AbbVie’s top job today centers on developing new sources of revenue out of the fear that biosimilars to its megablockbuster Humira will cause a precipitous sales decline starting in 2023. But after analyzing prior cases, one team of analysts believes Humira might experience a more graceful fall than pharma watchers currently expect.
Humira could still rake in at least $14.5 billion in 2023 U.S. sales during the first year of biosimilar attack, SVB Leerink analyst Geoffrey Porges’ team projected in an investor note Monday. That’s compared with the overall Wall Street estimate of $10.5 billion for that year, he noted. Last year, even as Humira faced biosim competition in Europe, the drug generated $19.8 billion globally.
Looking forward, the revenue decline for Humira could be more gradual than expected up to at least the third quarter of 2025, Porges wrote. The difference between Wall Street’s view and the SVB Leerink’s new projection could be “material” for the Illinois drugmaker, Porges said.
Under the new SVB model, Porges figures Humira U.S. sales could still come in at $3.4 billion in the third quarter of 2025—the 11th quarter after first biosim launch.
The team reached the conclusion after fitting the popular TNF blocker in a model based on sales data from six branded biologic drugs that already face U.S. biosim competition. They are Roche’s cancer drugs Herceptin and Rituxan, Amgen’s blood disorder drugs Neulasta and Johnson & Johnson-partnered Epogen/Procrit, plus J&J’s rival TNF inhibitor Remicade.
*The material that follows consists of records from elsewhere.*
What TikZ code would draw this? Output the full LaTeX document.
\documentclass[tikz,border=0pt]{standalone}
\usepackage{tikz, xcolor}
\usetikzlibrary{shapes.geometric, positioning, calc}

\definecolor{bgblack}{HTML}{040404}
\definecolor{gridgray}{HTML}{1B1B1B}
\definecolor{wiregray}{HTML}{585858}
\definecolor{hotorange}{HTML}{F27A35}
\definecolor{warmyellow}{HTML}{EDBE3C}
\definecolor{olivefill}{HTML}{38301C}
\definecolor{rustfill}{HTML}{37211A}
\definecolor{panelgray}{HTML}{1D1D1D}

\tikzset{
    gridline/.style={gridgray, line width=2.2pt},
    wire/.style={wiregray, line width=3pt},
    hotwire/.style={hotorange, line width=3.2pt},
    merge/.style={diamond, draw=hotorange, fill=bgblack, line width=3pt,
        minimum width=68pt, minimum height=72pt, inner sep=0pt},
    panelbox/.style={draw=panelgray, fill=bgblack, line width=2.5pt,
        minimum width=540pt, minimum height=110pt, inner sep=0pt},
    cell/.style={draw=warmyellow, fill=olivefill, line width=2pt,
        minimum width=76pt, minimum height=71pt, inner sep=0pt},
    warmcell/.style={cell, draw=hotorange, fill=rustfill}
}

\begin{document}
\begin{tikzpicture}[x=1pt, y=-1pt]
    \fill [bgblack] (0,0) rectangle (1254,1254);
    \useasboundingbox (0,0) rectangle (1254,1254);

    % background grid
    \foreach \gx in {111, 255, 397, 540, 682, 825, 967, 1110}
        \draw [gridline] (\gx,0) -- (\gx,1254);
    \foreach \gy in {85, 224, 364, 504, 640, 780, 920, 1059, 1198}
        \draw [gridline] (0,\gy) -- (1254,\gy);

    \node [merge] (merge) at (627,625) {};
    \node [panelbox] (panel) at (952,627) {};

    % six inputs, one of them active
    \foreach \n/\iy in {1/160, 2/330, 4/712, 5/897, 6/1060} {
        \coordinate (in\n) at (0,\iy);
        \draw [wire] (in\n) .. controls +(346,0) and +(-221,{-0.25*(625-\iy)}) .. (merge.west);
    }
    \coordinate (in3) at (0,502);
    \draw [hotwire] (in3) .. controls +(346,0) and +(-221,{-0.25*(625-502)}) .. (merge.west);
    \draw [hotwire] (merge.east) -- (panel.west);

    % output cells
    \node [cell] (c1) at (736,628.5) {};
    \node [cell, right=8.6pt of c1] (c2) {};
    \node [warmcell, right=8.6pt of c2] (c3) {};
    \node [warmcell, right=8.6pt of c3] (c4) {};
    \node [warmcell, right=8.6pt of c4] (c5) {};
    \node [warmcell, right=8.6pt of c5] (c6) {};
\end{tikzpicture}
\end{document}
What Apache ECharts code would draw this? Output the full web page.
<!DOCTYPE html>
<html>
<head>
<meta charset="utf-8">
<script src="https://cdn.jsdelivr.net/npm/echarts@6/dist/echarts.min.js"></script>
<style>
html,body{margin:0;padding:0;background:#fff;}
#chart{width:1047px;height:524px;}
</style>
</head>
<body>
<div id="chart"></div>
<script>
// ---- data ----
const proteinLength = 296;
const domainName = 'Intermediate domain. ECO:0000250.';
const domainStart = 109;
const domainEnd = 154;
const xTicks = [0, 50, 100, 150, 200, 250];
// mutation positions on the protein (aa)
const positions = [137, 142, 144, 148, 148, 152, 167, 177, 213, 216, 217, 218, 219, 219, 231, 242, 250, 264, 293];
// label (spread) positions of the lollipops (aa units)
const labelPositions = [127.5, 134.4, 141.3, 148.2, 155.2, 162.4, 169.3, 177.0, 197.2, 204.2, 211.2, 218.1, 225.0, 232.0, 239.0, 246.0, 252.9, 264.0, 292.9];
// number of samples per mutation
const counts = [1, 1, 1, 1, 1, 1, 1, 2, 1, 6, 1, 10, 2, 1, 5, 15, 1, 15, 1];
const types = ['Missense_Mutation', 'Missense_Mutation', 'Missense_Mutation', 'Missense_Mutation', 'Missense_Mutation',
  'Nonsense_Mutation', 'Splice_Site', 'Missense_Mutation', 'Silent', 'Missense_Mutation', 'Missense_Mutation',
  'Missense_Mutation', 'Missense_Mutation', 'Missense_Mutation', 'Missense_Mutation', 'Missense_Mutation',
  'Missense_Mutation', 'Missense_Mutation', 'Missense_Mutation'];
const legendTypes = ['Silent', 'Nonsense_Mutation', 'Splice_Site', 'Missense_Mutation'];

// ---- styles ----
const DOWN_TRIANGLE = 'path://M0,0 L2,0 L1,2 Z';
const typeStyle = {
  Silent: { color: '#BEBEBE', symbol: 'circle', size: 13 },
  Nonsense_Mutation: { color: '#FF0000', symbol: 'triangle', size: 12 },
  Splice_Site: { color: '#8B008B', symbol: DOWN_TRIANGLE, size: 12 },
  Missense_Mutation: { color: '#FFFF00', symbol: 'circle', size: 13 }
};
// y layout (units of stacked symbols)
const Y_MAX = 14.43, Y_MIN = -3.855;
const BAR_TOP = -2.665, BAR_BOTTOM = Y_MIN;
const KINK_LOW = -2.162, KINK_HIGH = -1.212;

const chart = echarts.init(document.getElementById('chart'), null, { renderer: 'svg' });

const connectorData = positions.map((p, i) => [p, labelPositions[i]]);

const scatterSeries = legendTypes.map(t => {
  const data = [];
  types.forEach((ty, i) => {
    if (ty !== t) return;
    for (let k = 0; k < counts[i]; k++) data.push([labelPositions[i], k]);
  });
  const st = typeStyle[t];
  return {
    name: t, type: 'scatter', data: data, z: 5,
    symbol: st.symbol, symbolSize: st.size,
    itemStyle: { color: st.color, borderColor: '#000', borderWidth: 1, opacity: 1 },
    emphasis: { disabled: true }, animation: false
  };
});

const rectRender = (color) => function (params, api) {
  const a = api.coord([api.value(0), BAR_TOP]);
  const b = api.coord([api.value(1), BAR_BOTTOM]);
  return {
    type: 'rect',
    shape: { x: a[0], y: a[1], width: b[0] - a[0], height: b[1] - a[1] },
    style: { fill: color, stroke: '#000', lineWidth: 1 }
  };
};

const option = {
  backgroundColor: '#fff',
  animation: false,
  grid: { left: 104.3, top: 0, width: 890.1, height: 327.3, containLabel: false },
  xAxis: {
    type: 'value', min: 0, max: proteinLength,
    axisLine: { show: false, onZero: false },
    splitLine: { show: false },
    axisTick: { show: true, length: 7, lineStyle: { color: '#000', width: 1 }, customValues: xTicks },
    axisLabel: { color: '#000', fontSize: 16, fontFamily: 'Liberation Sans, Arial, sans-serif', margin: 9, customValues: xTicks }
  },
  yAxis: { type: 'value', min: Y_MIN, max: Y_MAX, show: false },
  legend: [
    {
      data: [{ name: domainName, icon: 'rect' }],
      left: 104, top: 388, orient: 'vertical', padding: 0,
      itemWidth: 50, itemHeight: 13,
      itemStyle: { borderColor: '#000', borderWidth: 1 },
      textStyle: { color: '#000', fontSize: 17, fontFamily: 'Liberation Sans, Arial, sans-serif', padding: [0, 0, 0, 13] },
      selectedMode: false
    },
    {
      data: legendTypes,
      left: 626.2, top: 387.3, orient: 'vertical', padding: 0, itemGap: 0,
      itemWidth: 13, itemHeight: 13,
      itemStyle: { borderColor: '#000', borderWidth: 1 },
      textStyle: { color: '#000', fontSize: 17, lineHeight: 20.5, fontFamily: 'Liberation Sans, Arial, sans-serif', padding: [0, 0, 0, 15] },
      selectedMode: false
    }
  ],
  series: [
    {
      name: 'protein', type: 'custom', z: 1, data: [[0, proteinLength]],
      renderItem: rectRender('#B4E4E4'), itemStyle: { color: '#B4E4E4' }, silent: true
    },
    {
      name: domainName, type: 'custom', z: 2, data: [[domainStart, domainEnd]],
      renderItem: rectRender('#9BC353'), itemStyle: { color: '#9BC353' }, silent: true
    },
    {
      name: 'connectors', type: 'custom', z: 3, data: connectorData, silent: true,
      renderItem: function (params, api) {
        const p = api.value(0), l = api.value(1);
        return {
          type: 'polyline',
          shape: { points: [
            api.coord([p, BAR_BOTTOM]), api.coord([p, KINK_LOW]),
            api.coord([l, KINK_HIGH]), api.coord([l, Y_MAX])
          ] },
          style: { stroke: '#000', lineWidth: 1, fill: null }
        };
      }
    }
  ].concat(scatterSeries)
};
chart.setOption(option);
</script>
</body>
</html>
The six meds posted combined peak revenue of $18.1 billion in 2016 and dropped by 44% to $10.2 billion last year.
For those six drugs, the branded originators still retained a median of 65% of revenue six quarters from initial biosimilar entry and appeared to be able to maintain it through to the 11th quarter after copycat launches.
Remicade, a rival to Humira, faced its first biosimilar in late 2016. Since then, the drug’s U.S. sales dropped 41% from a peak of about $1.3 billion in the third quarter of 2016 to roughly $800 million in the first quarter of 2021. While three copycats offer an average discount of 37%, the original drug still managed to keep 89% market share of total prescriptions.
Remicade’s strong defense is likely thanks to a small number of copycat competitors and long duration of treatment, Porges noted.
On the flip side, Herceptin appeared to have suffered the sharpest drop among the six branded meds. Its sales plummeted 74% in the first quarter of 2021 from a pre-biosimilar peak of about $820 million in the second quarter of 2018.
The analyst attributed the rapid decline to higher number of biosimilars, relatively short duration of therapy and the drug’s narrow label in just HER2-positive breast and stomach cancers.
AbbVie has signed patent settlements with eight biosimilar makers, with staggered launches set to start in early 2023. While that’s a large number of competitors, the drug’s unique formulation characteristics, wide range of indications and extended treatment use could help AbbVie’s defense, Porges wrote. The company could also benefit from strong contracting agreements with payers and “extensive patient and physician familiarity,” he added. If past biosim situations are any lesson, those features could help defend Humira from a rapid decline, he predicted.
Currently, Humira is still pulling off sales increases stateside. In the first quarter, its U.S. sales increased 6.9% to $3.9 billion. In anticipation of the anticipated U.S. patent cliff, AbbVie is now shifting its focus to newer immunology drugs Rinvoq and Skyrizi.